Namibian women lack 'self-value': De Klerk

10 Jun 2015 10:40am
WINDHOEK, 10 JUNE (NAMPA) - Apart from poverty and unemployment, there is a lack of self-confidence, pride, and a sense of self-value amongst Namibian women, Former Women's Action Development (WAD) Executive Director Veronica De Klerk has said.
De Klerk made these remarks on Tuesday during the two-day annual 'Leadership for Women Development' conference underway in the capital.
She said through her work in the rural areas of the country over the past 20 years, many women have demonstrated a lack of self-value, which has inhibited their growth and interaction in society.
De Klerk said privileged women in leadership positions have the ideal opportunity to work in unison, for the eradication of 'cultural baggage.'
“Women leaders, who have been more exposed, should therefore be catalyst to bring about change on that front and to bring other marginalised women into the mainstream of the economy,” she said.
It would therefore be 'selfish' and not in the interest of the promotion of the cause for women’s emancipation if those who have made it up the ladder fail to 'send the elevator back down' for others to be raised to higher levels in society.
“It is therefore incumbent upon the present generation of women leaders to start building on the next generation to be worthy successors and be able to serve the nation,” she stressed.
De Klerk noted that she has experienced the extremes to which women are prepared to risk their lives for the sake of their children.
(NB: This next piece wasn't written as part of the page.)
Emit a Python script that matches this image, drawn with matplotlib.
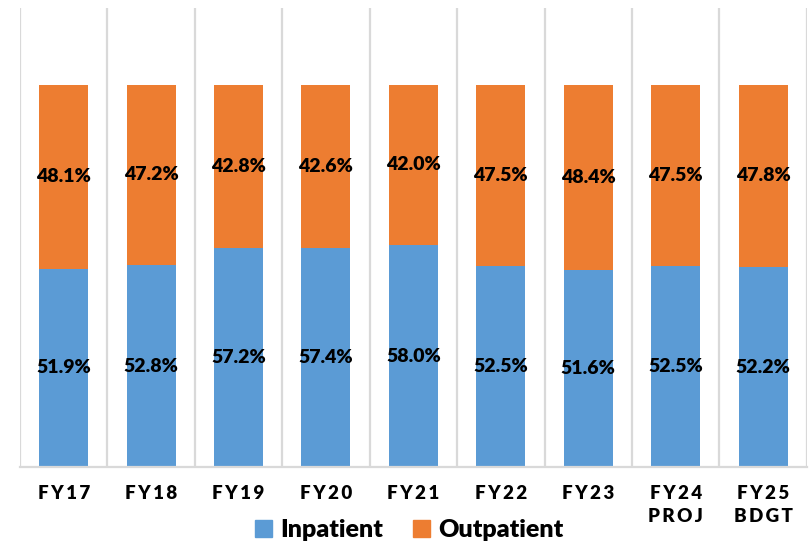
import numpy as np
import matplotlib.pyplot as plt
from matplotlib.patches import Patch

# Share of patient revenue by fiscal year
years = ['FY17', 'FY18', 'FY19', 'FY20', 'FY21', 'FY22', 'FY23', 'FY24\nPROJ', 'FY25\nBDGT']
inpatient = [51.9, 52.8, 57.2, 57.4, 58.0, 52.5, 51.6, 52.5, 52.2]
outpatient = [48.1, 47.2, 42.8, 42.6, 42.0, 47.5, 48.4, 47.5, 47.8]

blue = '#5B9BD5'
orange = '#ED7D31'
fonts = ['Lato', 'DejaVu Sans']


def spaced(s):
    # widen the tick labels a little
    return '\n'.join('\u2009'.join(line) for line in s.split('\n'))


fig = plt.figure(figsize=(8.1, 5.45), dpi=100)
ax = fig.add_axes([0.0247, 0.1431, 0.9713, 0.842])

x = np.arange(len(years))
inp = np.array(inpatient) / 100
outp = np.array(outpatient) / 100
ax.bar(x, inp, width=0.56, color=blue, zorder=2)
ax.bar(x, outp, width=0.56, bottom=inp, color=orange, zorder=2)

for xi, a, b in zip(x, inpatient, outpatient):
    ax.text(xi, a / 200, f'{a:.1f}%', ha='center', va='center',
            fontsize=14, fontweight='heavy', family=fonts, zorder=3)
    ax.text(xi, a / 100 + b / 200, f'{b:.1f}%', ha='center', va='center',
            fontsize=14, fontweight='heavy', family=fonts, zorder=3)

# category separators
for b in np.arange(-0.5, len(years), 1.0):
    ax.axvline(b, color='#D9D9D9', lw=1.6, zorder=1)

ax.set_xlim(-0.5, len(years) - 0.5)
ax.set_ylim(0, 1.2)
ax.set_yticks([])
ax.set_xticks(x)
ax.set_xticklabels([spaced(y) for y in years], fontsize=13.5, fontweight='heavy',
                   family=fonts, linespacing=1.45, va='top')
ax.tick_params(axis='x', length=0, pad=13)
for side in ['top', 'left', 'right']:
    ax.spines[side].set_visible(False)
ax.spines['bottom'].set_color('#D9D9D9')
ax.spines['bottom'].set_linewidth(1.6)

handles = [Patch(color=blue, label='Inpatient'), Patch(color=orange, label='Outpatient')]
fig.legend(handles=handles, loc='center', bbox_to_anchor=(0.505, 0.027), ncol=2,
           frameon=False, prop={'family': fonts, 'weight': 'heavy', 'size': 18},
           handlelength=0.7, handleheight=0.7, handletextpad=0.3, columnspacing=1.2)

fig.savefig('out.png', dpi=100)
She however said that in order for one to be a strong women leader and inspirational to others, you should have the self-confidence.
“A women leader should be able to influence people to the extent that people would want to listen to her, to learn from her and read about her,” she said, adding that leaders must live by what they say, otherwise people will be suspicious of them and not want to follow them.
She said the time has come for women to strengthen their aspirations and broaden their horizons by getting into positions of decision-making.
“Women should never undo the role which they can and should fulfil in our communities by not undermining and pulling one another down because they will be weakening themselves,” she advised.
The 'Leadership for Women Development' conference was launched last year to explore opportunities for women in business, bridge the gap between traditional beliefs and women’s economic development, and to look at ways to attain gender equality.
Speakers lined up at the conference include the recently appointed Namibia Law Reform Chairperson, Yvonne Dausab.